Dive Brief:
- Uber and French retailer Carrefour have launched a high-speed grocery-delivery service in Paris, the companies announced in a press release on Tuesday.
- The new service, which is known as Carrefour Sprint and exclusively available on the Uber Eats app, will provide delivery in 15 minutes or less of nearly 2,000 items, including produce, dry goods and cleaning products.
- The partnership represents the latest move by Uber to strengthen its position in the highly competitive grocery-delivery business.
Dive Insight:
Uber's arrangement with Carrefour builds on an existing relationship between the companies to provide grocery delivery in France using the Uber Eats app. But while the companies have until now concentrated on fulfilling orders from Carrefour's retail stores in 30 minutes, the new venture aims to rush a more limited assortment of essential goods to customers in half that amount of time using dark stores.
Uber and Carrefour expect to expand the Carrefour Sprint service beyond Paris to the French cities of Bordeaux, Lille, Lyon, Marseille, Montpellier, Nantes, Nice and Toulouse "in the coming weeks" and have 20 locations offering rapid delivery across the nine cities by the end of the year, according to the press release.
Carrefour Sprint's Parisian instant delivery service will rely on a network of nine micro-fulfillment facilities run by French startup Cajoo, which counts the retail chain as an investor.
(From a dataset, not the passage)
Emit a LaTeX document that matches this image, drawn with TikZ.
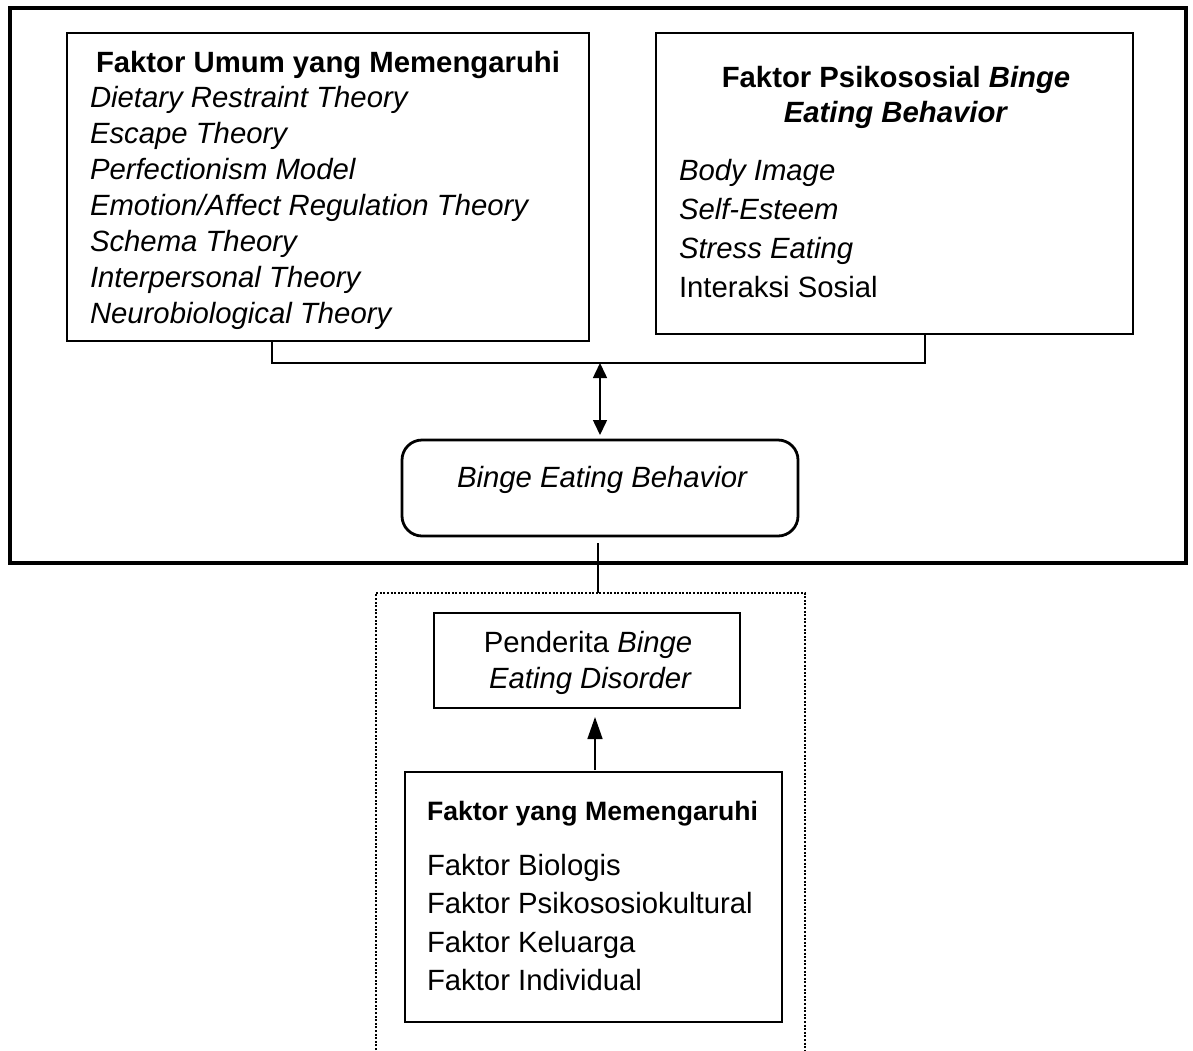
\documentclass[tikz,border=0pt]{standalone}
\usepackage{fontspec}
\setmainfont{Liberation Sans}
\usetikzlibrary{arrows.meta}
\tikzset{
  box/.style={draw, line width=0.8pt, inner sep=0pt, outer sep=0pt},
  txt/.style={anchor=base west, inner sep=0pt, outer sep=0pt, font=\fontsize{14.65}{17}\selectfont},
  ctxt/.style={txt, anchor=base},
  conn/.style={line width=0.75pt},
}
\begin{document}
\begin{tikzpicture}[x=0.5pt,y=-0.5pt]
\useasboundingbox (0,0) rectangle (1193,1050);
% outer frame
\node (O) [box, line width=2pt, minimum width=588pt, minimum height=277.5pt] at (598,285.5) {};
% left box
\node (L) [box, minimum width=261pt, minimum height=154pt] at (328,187) {};
\node (L0) [txt, font=\fontsize{14.65}{17}\selectfont\bfseries] at (96,72) {Faktor Umum yang Memengaruhi};
\node (L1) [txt] at (90,107) {\itshape Dietary Restraint Theory};
\node (L2) [txt] at (90,143) {\itshape Escape Theory};
\node (L3) [txt] at (90,179) {\itshape Perfectionism Model};
\node (L4) [txt] at (90,215) {\itshape Emotion/Affect Regulation Theory};
\node (L5) [txt] at (90,251) {\itshape Schema Theory};
\node (L6) [txt] at (90,287) {\itshape Interpersonal Theory};
\node (L7) [txt] at (90,323) {\itshape Neurobiological Theory};
% right box
\node (R) [box, minimum width=238.5pt, minimum height=150.5pt] at (894.5,183.5) {};
\node (R0) [ctxt, font=\fontsize{14.65}{17}\selectfont\bfseries] at (896,87) {Faktor Psikososial \textit{Binge}};
\node (R0b) [ctxt, font=\fontsize{14.65}{17}\selectfont\bfseries] at (896,122) {\textit{Eating Behavior}};
\node (R1) [txt] at (679,180) {\itshape Body Image};
\node (R2) [txt] at (679,219) {\itshape Self-Esteem};
\node (R3) [txt] at (679,258) {\itshape Stress Eating};
\node (R4) [txt] at (679,297) {Interaksi Sosial};
% binge eating behavior
\node (B) [box, line width=1.4pt, rounded corners=10pt, minimum width=198pt, minimum height=48pt] at (600,488) {};
\node (Bt) [ctxt] at (602,487) {\itshape Binge Eating Behavior};
% penderita
\node (P) [box, minimum width=153pt, minimum height=47.5pt] at (587,660.5) {};
\node (P1) [ctxt] at (588,652) {Penderita \textit{Binge}};
\node (P2) [ctxt] at (590,688) {\itshape Eating Disorder};
% faktor yang memengaruhi
\node (F) [box, minimum width=188.5pt, minimum height=125pt] at (593.5,897) {};
\node (F0) [txt, font=\fontsize{13.3}{16}\selectfont\bfseries] at (427,820) {Faktor yang Memengaruhi};
\node (F1) [txt] at (427,875) {Faktor Biologis};
\node (F2) [txt] at (427,913) {Faktor Psikososiokultural};
\node (F3) [txt] at (427,952) {Faktor Keluarga};
\node (F4) [txt] at (427,990) {Faktor Individual};
% dotted frame (open at bottom)
\coordinate (d1) at (376,1050);
\coordinate (d2) at (376,593);
\coordinate (d3) at (805,593);
\coordinate (d4) at (805,1050);
\draw[line width=1.2pt, dash pattern=on 1pt off 0.8pt] (d1) -- (d2) -- (d3) -- (d4);
% bracket
\coordinate (bl) at (272,363);
\coordinate (br) at (925,363);
\coordinate (bm) at (600,363);
\draw[conn] (L.south -| bl) -- (bl) -- (br) -- (R.south -| br);
% double arrow
\draw[conn, {Triangle[length=7.5pt,width=7pt]}-{Triangle[length=7.5pt,width=7pt]}, shorten >=2.5pt] (bm) -- (B.north -| bm);
% line to dotted frame
\coordinate (dt) at (598,593);
\draw[line width=1.3pt] ([yshift=-3.5pt]B.south -| dt) -- (dt);
% arrow up
\coordinate (ax) at (595,700);
\draw[conn, -{Triangle[length=11pt,width=7.5pt]}] ([yshift=1pt]F.north -| ax) -- ([yshift=-4.5pt]P.south -| ax);
\end{tikzpicture}
\end{document}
Carrefour was part of a group of investors that recently poured $40 million into Cajoo as the startup competes with a range of companies, including Getir, Gorillas and Weezy, that collectively have attracted hundreds of millions of dollars in investments to roll out instant delivery in European markets.
Earlier this month, Carrefour began offering pickup service in Paris via automated pickup lockers operated by the startup Delipop.
For Uber, the expansion of its partnership with Carrefour is an opportunity for the U.S. company to deepen the role its online platform plays in Europe's rapidly growing grocery delivery market and grow its global grocery presence.
Uber has recorded a 620% increase in demand for grocery delivery in Europe through Uber Eats over the past year, according to the announcement. More than 9,000 grocery stores in 200 cities are listed on Uber Eats across Europe, the Middle East and Africa combined. In France, nearly 2,000 grocery stores reaching 60% of the country's population make groceries available for delivery through Uber Eats.
Uber's grocery delivery expansion in the United States has unfolded slowly since it launched in mid-2020. In May, Uber linked up with Gopuff on an "everyday essentials" delivery service. In July, Albertsons added Uber's service to about 1,200 stores under several banners — a move that put Uber on track to expand its grocery delivery business nationwide by the end of 2021.